>> Start Information supplied

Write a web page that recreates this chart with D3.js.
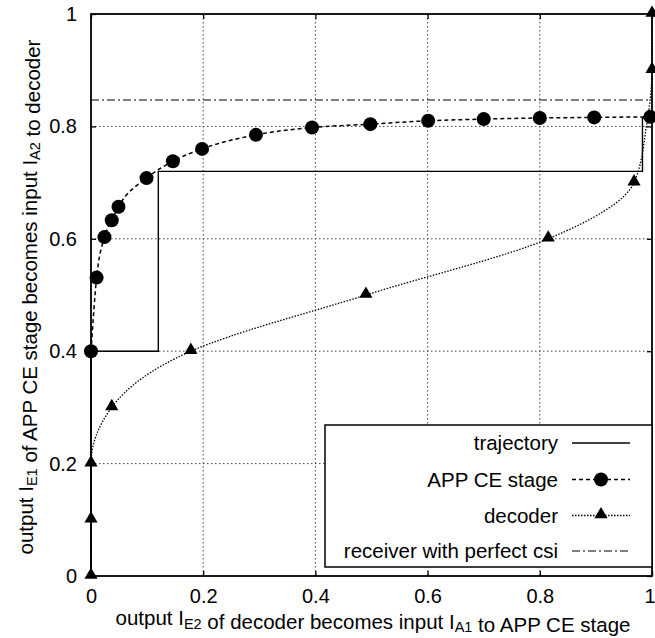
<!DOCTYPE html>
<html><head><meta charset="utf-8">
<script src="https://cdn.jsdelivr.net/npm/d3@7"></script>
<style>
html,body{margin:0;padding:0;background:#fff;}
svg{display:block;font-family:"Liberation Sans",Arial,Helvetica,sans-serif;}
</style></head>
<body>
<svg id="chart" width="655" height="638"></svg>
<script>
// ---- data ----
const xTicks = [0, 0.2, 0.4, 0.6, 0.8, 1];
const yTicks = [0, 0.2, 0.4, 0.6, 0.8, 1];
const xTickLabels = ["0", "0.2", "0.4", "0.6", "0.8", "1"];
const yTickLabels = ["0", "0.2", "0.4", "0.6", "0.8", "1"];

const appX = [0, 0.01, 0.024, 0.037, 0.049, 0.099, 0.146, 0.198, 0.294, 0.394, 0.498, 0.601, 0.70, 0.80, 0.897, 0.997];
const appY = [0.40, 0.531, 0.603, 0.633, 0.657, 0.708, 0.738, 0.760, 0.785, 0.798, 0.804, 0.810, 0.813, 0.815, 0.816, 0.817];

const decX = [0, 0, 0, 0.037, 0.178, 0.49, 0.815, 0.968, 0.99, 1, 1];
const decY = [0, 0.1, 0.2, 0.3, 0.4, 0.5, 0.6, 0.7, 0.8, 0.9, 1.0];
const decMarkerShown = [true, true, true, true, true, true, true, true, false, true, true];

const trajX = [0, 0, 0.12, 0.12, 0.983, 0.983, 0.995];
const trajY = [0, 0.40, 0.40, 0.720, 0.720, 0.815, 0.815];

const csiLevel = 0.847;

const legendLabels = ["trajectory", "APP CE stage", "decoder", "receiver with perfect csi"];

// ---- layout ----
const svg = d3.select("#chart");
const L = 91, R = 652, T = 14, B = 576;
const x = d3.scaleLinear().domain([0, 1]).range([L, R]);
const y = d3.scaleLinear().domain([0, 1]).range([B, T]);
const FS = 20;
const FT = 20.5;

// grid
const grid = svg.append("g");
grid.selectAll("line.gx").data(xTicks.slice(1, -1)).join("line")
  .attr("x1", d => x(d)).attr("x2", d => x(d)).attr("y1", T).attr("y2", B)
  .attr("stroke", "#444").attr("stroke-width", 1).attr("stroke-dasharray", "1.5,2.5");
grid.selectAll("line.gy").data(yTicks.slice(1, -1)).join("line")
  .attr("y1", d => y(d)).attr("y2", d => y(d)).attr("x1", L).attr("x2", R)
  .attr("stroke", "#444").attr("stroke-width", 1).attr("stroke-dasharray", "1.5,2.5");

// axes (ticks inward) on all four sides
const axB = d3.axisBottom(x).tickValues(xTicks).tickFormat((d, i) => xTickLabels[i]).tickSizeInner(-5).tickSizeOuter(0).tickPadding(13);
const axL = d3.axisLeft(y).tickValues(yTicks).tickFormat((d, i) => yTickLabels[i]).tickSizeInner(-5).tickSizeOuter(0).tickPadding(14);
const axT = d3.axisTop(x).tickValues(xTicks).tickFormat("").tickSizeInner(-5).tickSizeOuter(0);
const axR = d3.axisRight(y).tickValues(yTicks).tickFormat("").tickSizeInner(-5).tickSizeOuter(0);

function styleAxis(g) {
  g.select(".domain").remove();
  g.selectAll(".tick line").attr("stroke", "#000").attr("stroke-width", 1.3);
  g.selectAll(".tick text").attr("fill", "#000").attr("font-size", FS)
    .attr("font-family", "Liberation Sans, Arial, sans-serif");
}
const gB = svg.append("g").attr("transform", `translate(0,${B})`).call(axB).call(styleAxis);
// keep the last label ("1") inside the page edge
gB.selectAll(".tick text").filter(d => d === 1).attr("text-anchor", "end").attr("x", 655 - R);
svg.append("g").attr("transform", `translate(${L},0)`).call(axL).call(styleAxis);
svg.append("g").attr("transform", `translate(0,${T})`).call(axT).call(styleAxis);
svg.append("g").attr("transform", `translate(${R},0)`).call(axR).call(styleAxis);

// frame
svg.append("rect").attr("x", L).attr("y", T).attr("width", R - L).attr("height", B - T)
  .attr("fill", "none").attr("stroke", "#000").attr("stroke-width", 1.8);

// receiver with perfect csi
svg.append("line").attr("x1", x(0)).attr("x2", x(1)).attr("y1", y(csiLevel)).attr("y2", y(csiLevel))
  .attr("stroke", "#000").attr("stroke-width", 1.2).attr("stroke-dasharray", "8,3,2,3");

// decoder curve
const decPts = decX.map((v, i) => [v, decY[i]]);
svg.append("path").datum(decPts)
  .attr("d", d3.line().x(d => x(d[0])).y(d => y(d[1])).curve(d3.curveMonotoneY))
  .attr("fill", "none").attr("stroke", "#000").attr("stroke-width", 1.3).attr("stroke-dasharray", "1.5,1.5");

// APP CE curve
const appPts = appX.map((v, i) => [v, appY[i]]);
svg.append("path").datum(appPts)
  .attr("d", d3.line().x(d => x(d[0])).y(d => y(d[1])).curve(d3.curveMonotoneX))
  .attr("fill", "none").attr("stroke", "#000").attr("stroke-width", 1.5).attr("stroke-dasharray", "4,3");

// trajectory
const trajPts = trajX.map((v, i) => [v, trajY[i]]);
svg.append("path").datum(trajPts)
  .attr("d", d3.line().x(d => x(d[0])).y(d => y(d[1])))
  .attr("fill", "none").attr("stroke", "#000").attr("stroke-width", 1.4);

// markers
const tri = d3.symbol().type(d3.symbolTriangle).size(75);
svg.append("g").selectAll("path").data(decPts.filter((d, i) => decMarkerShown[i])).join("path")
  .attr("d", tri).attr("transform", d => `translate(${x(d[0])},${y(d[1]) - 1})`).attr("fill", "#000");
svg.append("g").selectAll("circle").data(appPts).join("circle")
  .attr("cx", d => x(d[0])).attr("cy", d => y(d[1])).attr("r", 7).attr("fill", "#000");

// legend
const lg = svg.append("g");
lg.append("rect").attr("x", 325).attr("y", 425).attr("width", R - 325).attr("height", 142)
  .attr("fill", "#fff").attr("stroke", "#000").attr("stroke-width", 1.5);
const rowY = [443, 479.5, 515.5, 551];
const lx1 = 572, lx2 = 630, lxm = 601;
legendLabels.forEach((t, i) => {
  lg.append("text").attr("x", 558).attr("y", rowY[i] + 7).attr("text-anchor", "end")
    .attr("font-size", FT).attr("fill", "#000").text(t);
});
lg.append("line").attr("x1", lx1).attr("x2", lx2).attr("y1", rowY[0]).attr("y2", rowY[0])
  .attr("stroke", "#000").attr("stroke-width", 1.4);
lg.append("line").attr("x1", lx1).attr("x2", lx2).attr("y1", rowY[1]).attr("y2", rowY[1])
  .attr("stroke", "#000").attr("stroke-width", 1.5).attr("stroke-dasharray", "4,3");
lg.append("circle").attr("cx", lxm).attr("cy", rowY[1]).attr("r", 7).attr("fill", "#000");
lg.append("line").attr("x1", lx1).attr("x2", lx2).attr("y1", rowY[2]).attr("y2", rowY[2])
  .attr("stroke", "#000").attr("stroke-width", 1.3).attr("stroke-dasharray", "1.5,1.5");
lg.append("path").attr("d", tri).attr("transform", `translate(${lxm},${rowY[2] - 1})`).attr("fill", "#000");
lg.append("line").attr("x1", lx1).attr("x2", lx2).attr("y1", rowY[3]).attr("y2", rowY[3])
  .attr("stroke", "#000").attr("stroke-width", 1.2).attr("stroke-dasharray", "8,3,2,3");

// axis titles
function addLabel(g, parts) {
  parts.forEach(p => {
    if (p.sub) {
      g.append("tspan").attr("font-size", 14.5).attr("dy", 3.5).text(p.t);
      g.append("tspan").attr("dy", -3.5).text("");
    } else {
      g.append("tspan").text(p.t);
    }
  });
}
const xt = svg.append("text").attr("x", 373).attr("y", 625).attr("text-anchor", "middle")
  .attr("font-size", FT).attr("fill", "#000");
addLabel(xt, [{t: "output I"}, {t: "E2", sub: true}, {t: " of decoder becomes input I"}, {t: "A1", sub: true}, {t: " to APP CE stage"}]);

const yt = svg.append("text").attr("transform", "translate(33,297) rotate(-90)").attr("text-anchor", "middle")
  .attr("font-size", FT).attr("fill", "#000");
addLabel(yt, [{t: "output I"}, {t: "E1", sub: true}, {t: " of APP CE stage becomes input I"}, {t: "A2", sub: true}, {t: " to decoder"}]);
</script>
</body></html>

>> End Information supplied
>> Start Information supplied

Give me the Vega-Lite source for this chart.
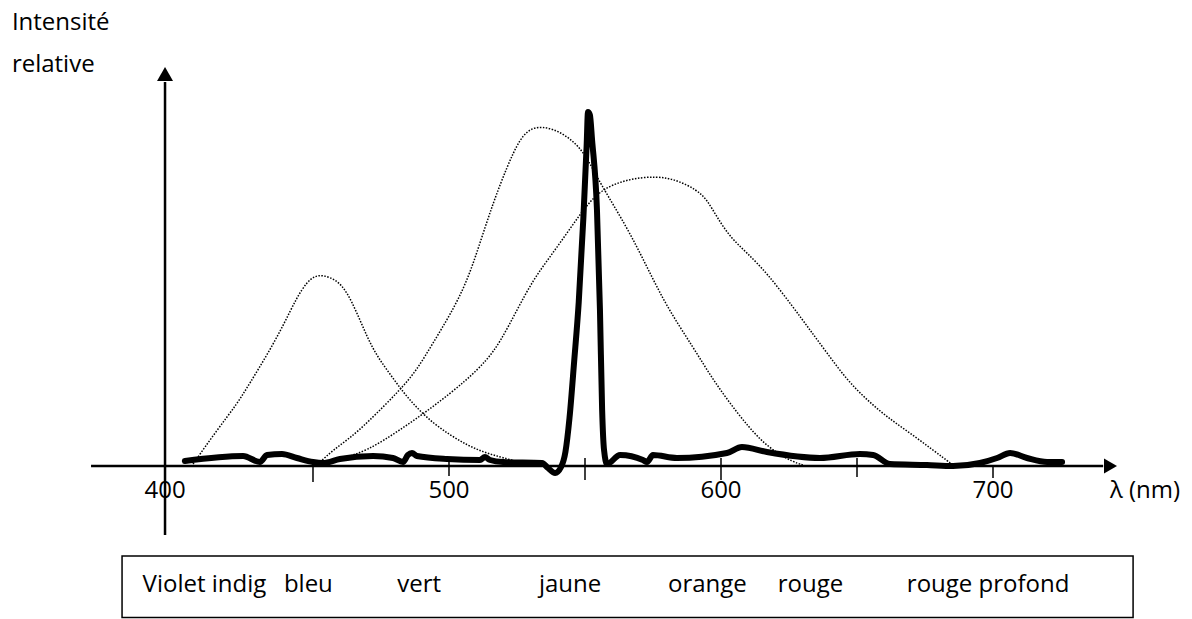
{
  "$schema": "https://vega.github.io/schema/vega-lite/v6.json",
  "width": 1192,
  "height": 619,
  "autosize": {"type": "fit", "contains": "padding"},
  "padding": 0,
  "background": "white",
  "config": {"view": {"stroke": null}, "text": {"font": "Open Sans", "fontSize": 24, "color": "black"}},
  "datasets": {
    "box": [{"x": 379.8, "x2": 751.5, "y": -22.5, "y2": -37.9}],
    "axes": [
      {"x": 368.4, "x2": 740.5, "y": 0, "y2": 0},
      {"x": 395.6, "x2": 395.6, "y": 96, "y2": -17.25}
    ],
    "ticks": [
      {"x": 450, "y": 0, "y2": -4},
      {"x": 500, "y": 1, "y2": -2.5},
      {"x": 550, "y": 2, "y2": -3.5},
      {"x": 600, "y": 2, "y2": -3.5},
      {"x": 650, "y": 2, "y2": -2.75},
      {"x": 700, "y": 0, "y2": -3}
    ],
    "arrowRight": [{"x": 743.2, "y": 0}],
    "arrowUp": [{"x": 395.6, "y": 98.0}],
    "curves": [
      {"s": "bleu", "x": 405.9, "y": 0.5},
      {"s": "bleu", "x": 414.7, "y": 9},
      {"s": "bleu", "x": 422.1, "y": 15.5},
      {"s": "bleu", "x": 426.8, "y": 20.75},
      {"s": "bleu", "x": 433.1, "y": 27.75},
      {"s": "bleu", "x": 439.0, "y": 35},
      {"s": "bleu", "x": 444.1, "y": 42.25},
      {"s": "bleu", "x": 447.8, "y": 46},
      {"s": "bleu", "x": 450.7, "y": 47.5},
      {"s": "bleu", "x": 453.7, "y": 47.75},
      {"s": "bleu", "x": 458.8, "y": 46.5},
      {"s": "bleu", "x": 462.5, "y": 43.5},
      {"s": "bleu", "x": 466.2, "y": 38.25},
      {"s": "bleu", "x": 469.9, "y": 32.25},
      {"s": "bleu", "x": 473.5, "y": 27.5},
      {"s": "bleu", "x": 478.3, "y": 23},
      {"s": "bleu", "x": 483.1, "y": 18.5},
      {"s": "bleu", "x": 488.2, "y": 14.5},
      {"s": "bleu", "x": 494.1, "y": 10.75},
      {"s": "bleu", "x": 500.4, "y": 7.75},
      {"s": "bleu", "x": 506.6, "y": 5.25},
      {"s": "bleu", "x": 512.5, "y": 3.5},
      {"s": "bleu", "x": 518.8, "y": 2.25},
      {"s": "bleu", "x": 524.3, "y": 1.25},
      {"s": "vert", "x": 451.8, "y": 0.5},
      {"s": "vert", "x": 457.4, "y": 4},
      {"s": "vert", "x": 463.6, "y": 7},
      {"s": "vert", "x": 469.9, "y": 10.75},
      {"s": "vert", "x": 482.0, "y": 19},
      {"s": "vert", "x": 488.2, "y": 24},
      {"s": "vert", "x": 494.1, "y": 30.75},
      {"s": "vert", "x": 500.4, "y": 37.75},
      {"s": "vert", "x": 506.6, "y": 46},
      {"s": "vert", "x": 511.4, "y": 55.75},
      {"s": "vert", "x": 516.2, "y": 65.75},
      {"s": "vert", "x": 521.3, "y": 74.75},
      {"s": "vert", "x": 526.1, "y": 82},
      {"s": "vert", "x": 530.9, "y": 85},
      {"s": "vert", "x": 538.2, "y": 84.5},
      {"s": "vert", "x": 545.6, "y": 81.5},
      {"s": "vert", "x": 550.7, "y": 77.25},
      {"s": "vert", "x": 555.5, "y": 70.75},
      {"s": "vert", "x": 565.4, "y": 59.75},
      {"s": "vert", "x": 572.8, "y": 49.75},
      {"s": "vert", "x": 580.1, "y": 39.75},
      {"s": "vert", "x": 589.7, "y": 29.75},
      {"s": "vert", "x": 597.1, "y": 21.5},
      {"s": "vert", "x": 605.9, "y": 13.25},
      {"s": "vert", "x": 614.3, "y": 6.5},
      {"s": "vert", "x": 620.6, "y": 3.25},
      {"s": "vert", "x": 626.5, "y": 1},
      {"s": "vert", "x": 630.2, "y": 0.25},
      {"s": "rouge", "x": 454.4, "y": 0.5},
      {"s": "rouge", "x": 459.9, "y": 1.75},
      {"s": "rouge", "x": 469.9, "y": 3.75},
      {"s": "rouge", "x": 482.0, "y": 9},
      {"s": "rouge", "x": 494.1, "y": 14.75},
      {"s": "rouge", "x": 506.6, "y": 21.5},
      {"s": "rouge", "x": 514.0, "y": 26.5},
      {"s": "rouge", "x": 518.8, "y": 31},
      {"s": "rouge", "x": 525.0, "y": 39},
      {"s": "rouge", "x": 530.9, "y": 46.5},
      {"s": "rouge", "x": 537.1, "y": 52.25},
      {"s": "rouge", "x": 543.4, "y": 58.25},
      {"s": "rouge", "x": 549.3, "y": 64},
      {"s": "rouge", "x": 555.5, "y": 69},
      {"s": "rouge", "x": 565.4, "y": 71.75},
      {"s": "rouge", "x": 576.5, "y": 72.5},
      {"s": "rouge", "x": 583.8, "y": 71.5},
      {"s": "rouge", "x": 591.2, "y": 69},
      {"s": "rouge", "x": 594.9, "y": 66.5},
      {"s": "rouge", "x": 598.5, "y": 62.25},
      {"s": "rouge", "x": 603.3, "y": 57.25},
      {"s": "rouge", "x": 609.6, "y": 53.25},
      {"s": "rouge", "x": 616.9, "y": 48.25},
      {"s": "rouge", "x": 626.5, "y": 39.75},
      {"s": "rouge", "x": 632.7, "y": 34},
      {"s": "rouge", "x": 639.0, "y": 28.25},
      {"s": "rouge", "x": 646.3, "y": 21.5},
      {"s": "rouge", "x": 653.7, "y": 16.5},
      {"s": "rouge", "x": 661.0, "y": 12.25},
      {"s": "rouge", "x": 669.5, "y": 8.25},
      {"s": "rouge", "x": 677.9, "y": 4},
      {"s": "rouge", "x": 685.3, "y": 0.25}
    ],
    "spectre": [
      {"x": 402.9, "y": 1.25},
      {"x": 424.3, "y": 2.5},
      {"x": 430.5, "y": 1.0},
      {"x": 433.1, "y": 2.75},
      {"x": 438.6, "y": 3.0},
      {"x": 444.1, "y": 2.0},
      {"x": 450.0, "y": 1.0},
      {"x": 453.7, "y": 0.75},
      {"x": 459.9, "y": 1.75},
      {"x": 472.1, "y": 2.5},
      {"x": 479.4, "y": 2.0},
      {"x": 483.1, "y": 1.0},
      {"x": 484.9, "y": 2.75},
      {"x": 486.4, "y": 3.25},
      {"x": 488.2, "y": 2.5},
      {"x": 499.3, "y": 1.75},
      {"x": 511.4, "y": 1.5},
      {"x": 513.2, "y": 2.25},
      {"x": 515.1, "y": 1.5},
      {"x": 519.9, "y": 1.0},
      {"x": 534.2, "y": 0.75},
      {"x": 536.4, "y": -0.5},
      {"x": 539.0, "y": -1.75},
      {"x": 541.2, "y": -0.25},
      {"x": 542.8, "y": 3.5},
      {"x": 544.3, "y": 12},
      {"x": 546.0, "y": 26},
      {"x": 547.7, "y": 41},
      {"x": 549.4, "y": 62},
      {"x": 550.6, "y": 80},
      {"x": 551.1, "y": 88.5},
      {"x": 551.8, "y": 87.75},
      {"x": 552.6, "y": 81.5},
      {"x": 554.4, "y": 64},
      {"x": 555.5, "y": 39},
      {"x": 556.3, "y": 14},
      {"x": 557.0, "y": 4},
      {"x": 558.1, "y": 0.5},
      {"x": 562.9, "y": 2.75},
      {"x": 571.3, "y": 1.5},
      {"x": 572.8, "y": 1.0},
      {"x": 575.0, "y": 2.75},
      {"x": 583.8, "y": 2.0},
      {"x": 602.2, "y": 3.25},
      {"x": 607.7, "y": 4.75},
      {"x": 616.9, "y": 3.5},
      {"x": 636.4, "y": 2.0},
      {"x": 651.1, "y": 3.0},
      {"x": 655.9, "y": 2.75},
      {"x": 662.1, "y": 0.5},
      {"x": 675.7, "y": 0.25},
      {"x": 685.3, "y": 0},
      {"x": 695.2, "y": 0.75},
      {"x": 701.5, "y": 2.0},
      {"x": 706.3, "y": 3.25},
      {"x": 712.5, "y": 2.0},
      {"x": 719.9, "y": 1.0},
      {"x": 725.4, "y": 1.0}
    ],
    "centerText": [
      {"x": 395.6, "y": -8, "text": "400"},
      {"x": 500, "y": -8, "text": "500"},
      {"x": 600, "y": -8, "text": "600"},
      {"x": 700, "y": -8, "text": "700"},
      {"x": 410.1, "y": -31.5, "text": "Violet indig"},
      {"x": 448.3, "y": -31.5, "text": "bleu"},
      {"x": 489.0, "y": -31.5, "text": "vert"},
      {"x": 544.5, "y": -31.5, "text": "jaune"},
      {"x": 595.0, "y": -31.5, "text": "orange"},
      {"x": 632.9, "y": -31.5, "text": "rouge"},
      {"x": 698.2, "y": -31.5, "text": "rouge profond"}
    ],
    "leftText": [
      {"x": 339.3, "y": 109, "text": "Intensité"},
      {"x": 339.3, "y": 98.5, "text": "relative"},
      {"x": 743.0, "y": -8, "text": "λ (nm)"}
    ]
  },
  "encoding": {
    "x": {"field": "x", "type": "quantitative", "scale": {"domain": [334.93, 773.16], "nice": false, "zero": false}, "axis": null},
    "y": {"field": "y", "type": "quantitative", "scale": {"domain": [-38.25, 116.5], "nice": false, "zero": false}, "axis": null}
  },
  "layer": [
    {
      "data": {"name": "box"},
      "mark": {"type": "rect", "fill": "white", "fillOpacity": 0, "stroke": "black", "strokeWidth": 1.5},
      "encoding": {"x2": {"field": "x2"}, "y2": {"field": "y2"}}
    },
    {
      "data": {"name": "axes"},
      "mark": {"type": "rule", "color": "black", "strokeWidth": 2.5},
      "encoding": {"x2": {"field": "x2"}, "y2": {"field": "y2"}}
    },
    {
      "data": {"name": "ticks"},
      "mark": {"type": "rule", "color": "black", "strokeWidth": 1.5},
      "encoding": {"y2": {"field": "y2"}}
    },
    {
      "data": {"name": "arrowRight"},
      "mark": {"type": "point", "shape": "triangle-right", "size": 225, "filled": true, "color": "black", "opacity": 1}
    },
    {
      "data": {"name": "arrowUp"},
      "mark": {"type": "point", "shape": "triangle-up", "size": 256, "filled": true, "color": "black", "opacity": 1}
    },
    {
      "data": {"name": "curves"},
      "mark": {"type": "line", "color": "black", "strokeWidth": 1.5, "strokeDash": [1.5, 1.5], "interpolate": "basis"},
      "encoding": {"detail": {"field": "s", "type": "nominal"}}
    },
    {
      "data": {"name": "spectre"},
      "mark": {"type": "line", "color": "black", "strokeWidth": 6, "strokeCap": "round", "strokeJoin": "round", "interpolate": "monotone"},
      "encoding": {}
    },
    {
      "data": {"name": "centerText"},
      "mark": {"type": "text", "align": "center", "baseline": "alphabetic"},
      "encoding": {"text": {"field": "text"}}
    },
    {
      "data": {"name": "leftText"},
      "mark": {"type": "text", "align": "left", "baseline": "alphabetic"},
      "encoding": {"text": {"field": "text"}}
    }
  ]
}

>> End Information supplied

- **Exercise aim**
Give back only the lines from the one holding "Write a web" through the one holding "const csiLevel = 0.847;", both kept, exactly as written. Omit the images.

- **Answer for this exercise**
Write a web page that recreates this chart with D3.js.
<!DOCTYPE html>
<html><head><meta charset="utf-8">
<script src="https://cdn.jsdelivr.net/npm/d3@7"></script>
<style>
html,body{margin:0;padding:0;background:#fff;}
svg{display:block;font-family:"Liberation Sans",Arial,Helvetica,sans-serif;}
</style></head>
<body>
<svg id="chart" width="655" height="638"></svg>
<script>
// ---- data ----
const xTicks = [0, 0.2, 0.4, 0.6, 0.8, 1];
const yTicks = [0, 0.2, 0.4, 0.6, 0.8, 1];
const xTickLabels = ["0", "0.2", "0.4", "0.6", "0.8", "1"];
const yTickLabels = ["0", "0.2", "0.4", "0.6", "0.8", "1"];

const appX = [0, 0.01, 0.024, 0.037, 0.049, 0.099, 0.146, 0.198, 0.294, 0.394, 0.498, 0.601, 0.70, 0.80, 0.897, 0.997];
const appY = [0.40, 0.531, 0.603, 0.633, 0.657, 0.708, 0.738, 0.760, 0.785, 0.798, 0.804, 0.810, 0.813, 0.815, 0.816, 0.817];

const decX = [0, 0, 0, 0.037, 0.178, 0.49, 0.815, 0.968, 0.99, 1, 1];
const decY = [0, 0.1, 0.2, 0.3, 0.4, 0.5, 0.6, 0.7, 0.8, 0.9, 1.0];
const decMarkerShown = [true, true, true, true, true, true, true, true, false, true, true];

const trajX = [0, 0, 0.12, 0.12, 0.983, 0.983, 0.995];
const trajY = [0, 0.40, 0.40, 0.720, 0.720, 0.815, 0.815];

const csiLevel = 0.847;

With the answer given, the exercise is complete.